When talking to other landlords and managers:
- Did you pay rent on time?
- Were you considerate of neighbors (no loud parties, out-of-control kids, or dangerous dogs)?
- Did you make unreasonable demands or complaints?
- Did you take good care of the rental unit?
If your landlord says you were a pain in the neck, always paid rent late, and left the place a shambles, don’t expect the next landlord to welcome you with open arms.
When speaking with your boss:
- How long have you worked at this job, and how much money do you make?
- Are you a responsible person? Do you get along with coworkers?
- Do you have any serious character flaws or weaknesses?
When talking to your friends (nonrelatives):
- Are you a reliable, honest person?
- Do you have good housekeeping habits, and are you considerate of others?
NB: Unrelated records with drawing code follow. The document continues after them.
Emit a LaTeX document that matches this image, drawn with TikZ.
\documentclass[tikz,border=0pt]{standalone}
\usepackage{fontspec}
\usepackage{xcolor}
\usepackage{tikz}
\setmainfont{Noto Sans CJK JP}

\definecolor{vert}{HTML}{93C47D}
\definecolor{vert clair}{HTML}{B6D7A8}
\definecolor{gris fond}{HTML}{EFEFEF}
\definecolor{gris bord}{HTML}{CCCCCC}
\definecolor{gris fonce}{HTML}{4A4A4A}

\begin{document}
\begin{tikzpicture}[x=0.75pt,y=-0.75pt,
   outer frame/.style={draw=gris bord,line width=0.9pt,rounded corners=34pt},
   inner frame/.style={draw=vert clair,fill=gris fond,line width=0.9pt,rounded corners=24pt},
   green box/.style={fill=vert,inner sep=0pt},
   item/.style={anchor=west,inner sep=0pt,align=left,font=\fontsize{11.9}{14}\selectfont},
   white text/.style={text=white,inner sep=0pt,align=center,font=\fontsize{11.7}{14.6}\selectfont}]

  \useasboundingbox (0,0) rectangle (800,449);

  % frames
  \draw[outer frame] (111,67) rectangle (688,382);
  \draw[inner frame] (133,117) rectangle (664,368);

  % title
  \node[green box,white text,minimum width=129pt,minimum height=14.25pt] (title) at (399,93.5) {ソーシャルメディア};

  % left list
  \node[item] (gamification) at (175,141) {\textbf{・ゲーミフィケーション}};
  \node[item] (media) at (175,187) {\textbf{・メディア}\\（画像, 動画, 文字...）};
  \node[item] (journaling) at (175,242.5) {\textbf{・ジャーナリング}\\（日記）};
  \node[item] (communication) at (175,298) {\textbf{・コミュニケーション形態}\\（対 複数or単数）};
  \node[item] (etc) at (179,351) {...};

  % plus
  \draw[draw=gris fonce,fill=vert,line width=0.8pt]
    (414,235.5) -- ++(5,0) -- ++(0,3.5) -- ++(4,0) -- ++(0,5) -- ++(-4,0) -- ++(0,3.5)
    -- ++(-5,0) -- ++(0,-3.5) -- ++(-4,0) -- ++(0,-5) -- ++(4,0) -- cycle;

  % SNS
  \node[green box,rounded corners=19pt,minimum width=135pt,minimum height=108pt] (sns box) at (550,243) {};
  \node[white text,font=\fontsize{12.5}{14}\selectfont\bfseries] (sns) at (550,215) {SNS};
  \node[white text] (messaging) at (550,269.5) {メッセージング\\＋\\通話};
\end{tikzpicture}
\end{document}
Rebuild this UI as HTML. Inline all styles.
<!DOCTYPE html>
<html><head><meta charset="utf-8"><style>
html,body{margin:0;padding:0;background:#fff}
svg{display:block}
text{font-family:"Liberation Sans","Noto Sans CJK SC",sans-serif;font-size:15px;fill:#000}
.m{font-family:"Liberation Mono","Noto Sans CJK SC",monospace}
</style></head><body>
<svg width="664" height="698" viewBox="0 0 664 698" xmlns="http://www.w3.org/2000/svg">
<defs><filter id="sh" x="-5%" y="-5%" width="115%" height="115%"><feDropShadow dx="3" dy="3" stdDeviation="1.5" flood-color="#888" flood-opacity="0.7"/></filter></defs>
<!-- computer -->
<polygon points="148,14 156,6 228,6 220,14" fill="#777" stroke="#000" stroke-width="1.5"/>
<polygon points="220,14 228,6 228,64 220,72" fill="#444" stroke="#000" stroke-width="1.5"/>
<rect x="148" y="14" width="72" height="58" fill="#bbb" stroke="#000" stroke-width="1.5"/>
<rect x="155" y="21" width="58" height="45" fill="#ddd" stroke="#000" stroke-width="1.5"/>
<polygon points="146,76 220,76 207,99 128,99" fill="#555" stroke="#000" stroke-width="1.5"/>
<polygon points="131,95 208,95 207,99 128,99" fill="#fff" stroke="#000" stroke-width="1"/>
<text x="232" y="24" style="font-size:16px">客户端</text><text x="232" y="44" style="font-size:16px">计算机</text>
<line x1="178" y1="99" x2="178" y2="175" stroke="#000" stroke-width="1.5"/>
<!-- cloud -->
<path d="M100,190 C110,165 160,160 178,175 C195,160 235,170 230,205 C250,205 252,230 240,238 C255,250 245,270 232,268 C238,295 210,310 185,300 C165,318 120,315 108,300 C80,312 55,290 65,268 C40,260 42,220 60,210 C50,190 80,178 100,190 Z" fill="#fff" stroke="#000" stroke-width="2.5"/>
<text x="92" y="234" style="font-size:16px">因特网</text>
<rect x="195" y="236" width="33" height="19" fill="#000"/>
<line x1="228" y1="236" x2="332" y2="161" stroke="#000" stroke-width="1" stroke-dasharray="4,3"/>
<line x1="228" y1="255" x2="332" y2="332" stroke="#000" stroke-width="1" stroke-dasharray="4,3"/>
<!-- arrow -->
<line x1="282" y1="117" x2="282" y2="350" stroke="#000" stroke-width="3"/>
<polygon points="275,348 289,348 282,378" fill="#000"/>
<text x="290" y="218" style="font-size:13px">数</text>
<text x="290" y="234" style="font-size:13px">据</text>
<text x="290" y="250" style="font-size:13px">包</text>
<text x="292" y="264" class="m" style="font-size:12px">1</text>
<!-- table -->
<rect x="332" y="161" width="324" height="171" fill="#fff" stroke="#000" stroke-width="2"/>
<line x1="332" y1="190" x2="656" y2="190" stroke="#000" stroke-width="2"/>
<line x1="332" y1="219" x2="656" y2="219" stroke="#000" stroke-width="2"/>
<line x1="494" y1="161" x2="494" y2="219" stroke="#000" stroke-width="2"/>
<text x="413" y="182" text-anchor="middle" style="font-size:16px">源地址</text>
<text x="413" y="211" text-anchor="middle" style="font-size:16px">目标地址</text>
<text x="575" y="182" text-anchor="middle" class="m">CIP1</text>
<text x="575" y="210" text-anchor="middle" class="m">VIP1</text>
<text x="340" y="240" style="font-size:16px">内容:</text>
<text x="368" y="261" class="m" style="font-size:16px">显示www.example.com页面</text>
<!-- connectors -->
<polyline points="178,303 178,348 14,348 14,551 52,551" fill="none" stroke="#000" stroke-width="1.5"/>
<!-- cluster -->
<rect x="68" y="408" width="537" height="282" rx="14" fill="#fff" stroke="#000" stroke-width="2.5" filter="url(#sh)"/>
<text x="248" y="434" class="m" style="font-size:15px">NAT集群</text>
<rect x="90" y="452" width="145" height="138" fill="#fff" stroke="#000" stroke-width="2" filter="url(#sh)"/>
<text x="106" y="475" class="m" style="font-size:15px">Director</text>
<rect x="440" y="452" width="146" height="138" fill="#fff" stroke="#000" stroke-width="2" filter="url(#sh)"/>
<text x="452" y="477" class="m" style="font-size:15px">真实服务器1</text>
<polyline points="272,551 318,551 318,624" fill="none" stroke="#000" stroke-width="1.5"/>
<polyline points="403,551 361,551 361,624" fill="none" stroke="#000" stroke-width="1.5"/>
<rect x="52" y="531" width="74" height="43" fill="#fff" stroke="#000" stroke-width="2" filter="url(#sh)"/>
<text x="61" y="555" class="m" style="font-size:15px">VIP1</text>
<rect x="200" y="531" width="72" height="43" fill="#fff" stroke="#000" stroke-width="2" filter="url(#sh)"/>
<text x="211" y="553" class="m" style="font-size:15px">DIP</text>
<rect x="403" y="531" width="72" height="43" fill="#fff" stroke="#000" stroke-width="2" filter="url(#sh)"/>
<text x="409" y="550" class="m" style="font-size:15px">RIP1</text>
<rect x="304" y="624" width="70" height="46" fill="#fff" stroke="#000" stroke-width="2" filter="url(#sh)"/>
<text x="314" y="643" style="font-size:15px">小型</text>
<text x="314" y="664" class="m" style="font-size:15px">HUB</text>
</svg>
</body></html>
A landlord can’t force you to give references. And you may not want to, particularly if your current landlord or boss is a complete jerk and will have nothing good to say about you. But unless you can come up with a good substitute—another supervisor or maybe a resident manager—a prospective landlord will conclude that you’re withholding the name because you’re afraid of what the person might say. If you really can’t come up with some names, at least have a reasonable explanation for your reticence.
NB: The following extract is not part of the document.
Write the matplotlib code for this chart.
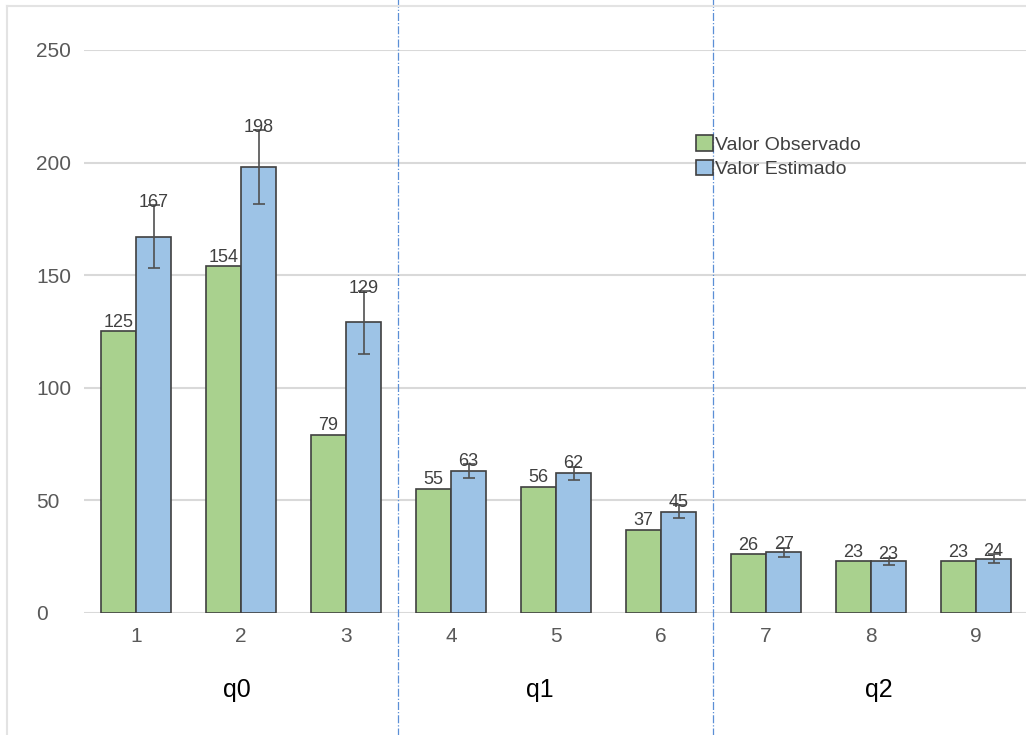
import numpy as np
import matplotlib
matplotlib.use("Agg")
import matplotlib.pyplot as plt
from matplotlib.lines import Line2D

categorias = ["1", "2", "3", "4", "5", "6", "7", "8", "9"]
observado = [125, 154, 79, 55, 56, 37, 26, 23, 23]
estimado = [167, 198, 129, 63, 62, 45, 27, 23, 24]
erro = [14, 16.5, 14, 3, 3, 3, 2, 1.5, 2]
grupos = ["q0", "q1", "q2"]
grupos_x = [1.96, 4.85, 8.07]
separadores = [3.5, 6.5]

plt.rcParams["font.family"] = ["Liberation Sans", "DejaVu Sans"]

fig = plt.figure(figsize=(10.26, 7.35), dpi=100)
ax = fig.add_axes([0.0814, 0.166, 0.921, 0.766])

x = np.arange(1, len(categorias) + 1)
w = 0.335
verde = "#A9D18E"
azul = "#9DC3E6"
borda = "#404040"

ax.bar(x - w / 2, observado, w, color=verde, edgecolor=borda, linewidth=1.2,
       label="Valor Observado", zorder=3)
ax.bar(x + w / 2, estimado, w, color=azul, edgecolor=borda, linewidth=1.2,
       label="Valor Estimado", zorder=3)
ax.errorbar(x + w / 2, estimado, yerr=erro, fmt="none", ecolor="#505050",
            elinewidth=1.2, capsize=4.5, capthick=1.2, zorder=4)

for xi, v in zip(x - w / 2, observado):
    ax.text(xi, v + 0.3, str(v), ha="center", va="bottom", fontsize=13,
            color="#404040", zorder=5)
for xi, v, e in zip(x + w / 2, estimado, erro):
    ax.text(xi, v + e - 2.5, str(v), ha="center", va="bottom", fontsize=13,
            color="#404040", zorder=5)

ax.set_xlim(0.5, 9.5)
ax.set_ylim(0, 250)
ax.set_yticks([0, 50, 100, 150, 200, 250])
ax.set_xticks(x)
ax.set_xticklabels(categorias)
ax.grid(axis="y", color="#d9d9d9", linewidth=1.5, zorder=0)
ax.set_axisbelow(True)
for s in ax.spines.values():
    s.set_visible(False)
ax.tick_params(length=0, labelsize=15, labelcolor="#595959")
ax.tick_params(axis="x", pad=10)
for lab in ax.get_yticklabels():
    lab.set_horizontalalignment("left")
ax.tick_params(axis="y", pad=34)

leg = ax.legend(loc="upper left", bbox_to_anchor=(0.64, 0.862), frameon=False,
                fontsize=14, handlelength=0.85, handleheight=0.85,
                handletextpad=0.1, labelspacing=0.3, borderaxespad=0)
for t in leg.get_texts():
    t.set_color("#404040")

for g, gx in zip(grupos, grupos_x):
    ax.text(gx, -0.137, g, transform=ax.get_xaxis_transform(), ha="center",
            va="center", fontsize=18, color="black")

for sx in separadores:
    ax.axvline(sx, ymin=-0.3, ymax=1.1, color="#5b8fd6", linestyle="-.",
               linewidth=0.9, clip_on=False, zorder=1)

# moldura leve da figura
fig.add_artist(Line2D([7 / 1026, 7 / 1026], [0, 1 - 6 / 735], color="#e3e3e3", linewidth=1.5))
fig.add_artist(Line2D([7 / 1026, 1], [1 - 6 / 735, 1 - 6 / 735], color="#e3e3e3", linewidth=1.5))

fig.savefig("out.png", dpi=100)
Many past landlords and employers won’t talk to your prospective landlord unless they have a signed release from you stating that it’s okay to answer the prospective landlord’s questions. In this litigious society, employers and landlords are afraid that you’ll sue them for defamation or the invasion of your privacy. This written permission assures your previous landlord, current or past employers, credit sources, or personal references that you won’t object if they respond truthfully to a landlord’s relevant questions about your work and employment history. For this reason, many prospective landlords will ask you to sign a release.